Biz anlatmak istediğimiz konuya gelelim. Göç edip başka diyarlara gidenler hem kendi kimliklerine, benliklerine ve kültürlerine yabancılaştılar, hem de geride “kendi topraklarında” kalan Ermeni halkının “kendilerini yeniden üretmek” uğraşı yerine “yaban ellere” gitmeyi, buralardan kaçmayı ve topraklarını bırakıp göç etme seçeneğini önlerine koydular. Geride kalanların ise yüz yıllardır üzerinde yaşadıkları topraklara yabancılaşması için yeni “olanak”lar sundular ve hatta onları kendi topraklarında yaşayan mülteciler konumuna soktular. Ermeni kültürünün bu topraklarda “bitmesine” “kırım yapanlar” kadar “Ermeni yaşam tarzına” zarar verdiler. Diaspora Ermenileri, Ermeni halkının kültürünün içini boşalttılar. Soyut mağduriyet taleplerini ve “batının” yozlaşmış liberal düşüncesini Ermeni değerlerinin yerini doldurmasına olanak sağladılar. En önemlisi diaspora Ermenilerinin önerdiği “mücadele” yöntemleri ve yaptıkları “fedakârlıklar” bu topraklarda kalan Ermenilerin “ulusal kimliğinin” ve kültürel değerlerinin içini boşaltan “Batının” birer misyonerleri gibi davrandılar. Ermeni sorununun ve Anadolu Ermenilerinin çok çeşitli yaşamlarını ve zengin kültürünü dünyaya tanıtmada fonksiyonlarını yerine getiremediler. Ermeni kültürüne verdikleri zararlar bununla da kalmadı.
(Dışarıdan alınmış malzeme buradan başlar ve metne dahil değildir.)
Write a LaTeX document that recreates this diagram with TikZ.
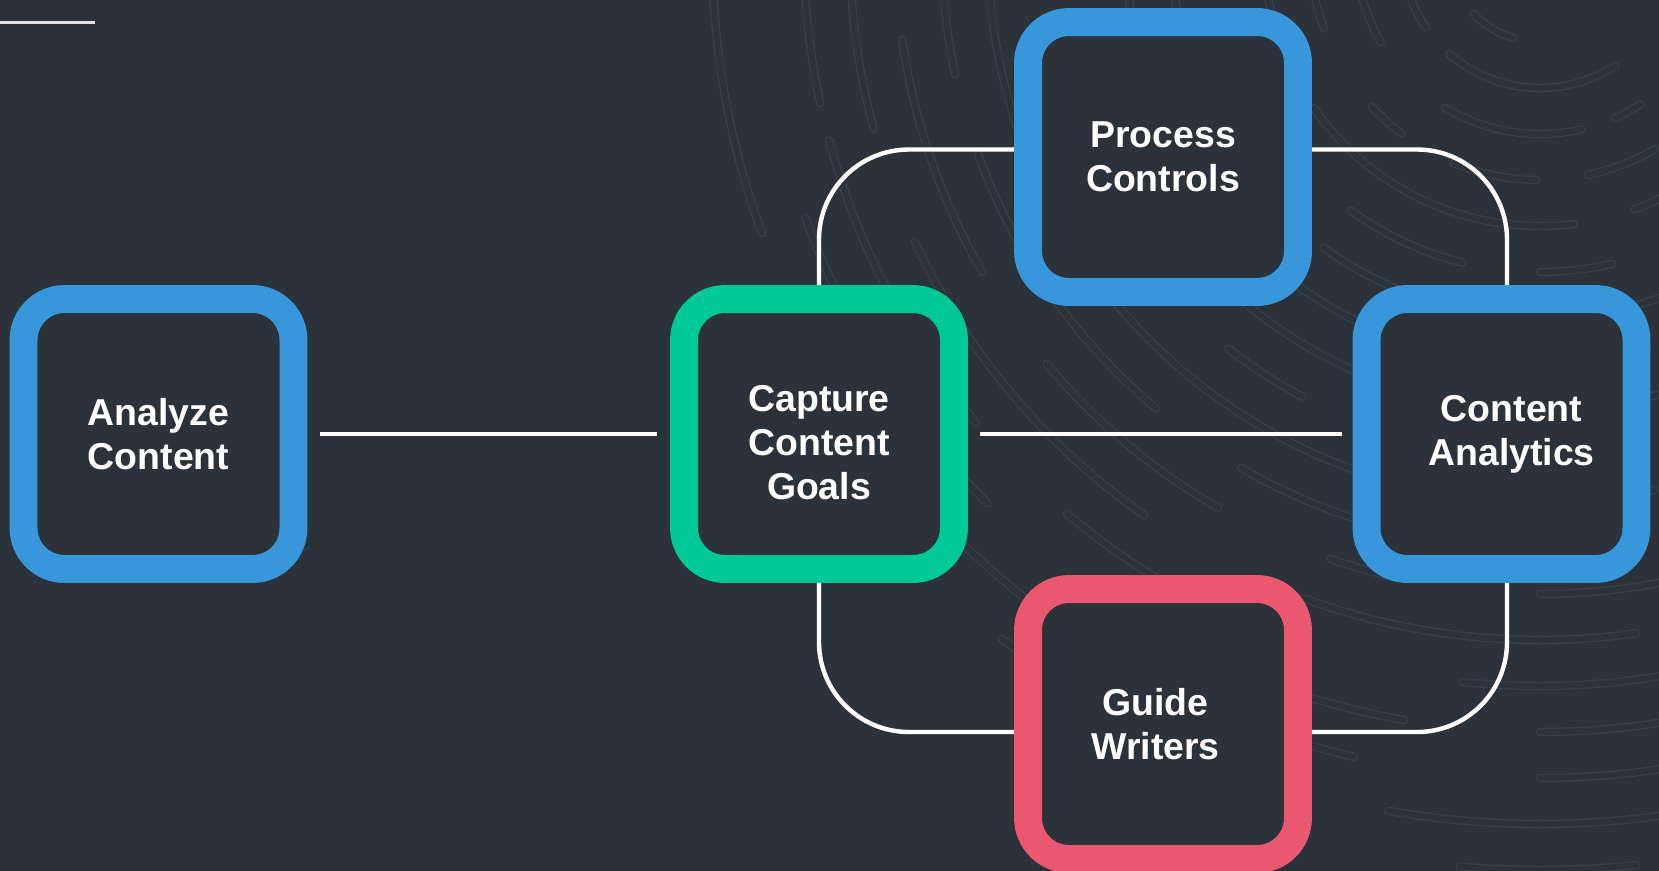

“Ülkede” kalan Ermenilerin sonraki yıllarda batıya göç etmelerini teşvik ettiler ve göçlerine önayak oldular. Kuşkusuz buralarda kalan ve “iç göç” yaşayan Ermenilerin bir kısmı devletin baskısını hep enselerinde yaşadılar. Burada kalanların bir kısmı “diaspora Ermenilerine” karşı çıktılar ama kendi öz kültür ve kimliklerine sarılmaktan korktular. Yuvarlak laflar etmeden öteye gitmedikleri gibi, “ortak bir Ermeni kimlik” etrafında birleşmeyi başaramadılar. Hatta Ermeni olduklarını bile kimi zaman sakladılar. Komünist Ermenilerin bir kısmı bile böyle davranmayı tercih ettiler. Bunların en tipik örneği TKP MK Politik Büro üyesi Ermeni “Ahmet Saydam”dı (Aram Pehlivanyan). “Parti adını” Ermeni adı olarak değil “Türk” adı olan Ahmet Saydan olarak kullandı. Çok bilinen bir şey olduğu için bunu örnek gösterdim. Ermeni halkının kaybı bu topraklarda yaşayan tüm halkların kültürel, sosyal ve en önemlisi “üretimin yeniden üretim için yapılması”nda gerekli olan alt yapının oluşmasına zarar verdi ve tüm halklar bundan olumsuz olarak etkilendi. Kürt paradigması ve Kürt halkının mücadele yöntemi bütün halkların önünde yeni bir yol açtığı gibi Ermeni halkının politik yaşamına da önemli katkı yaptı.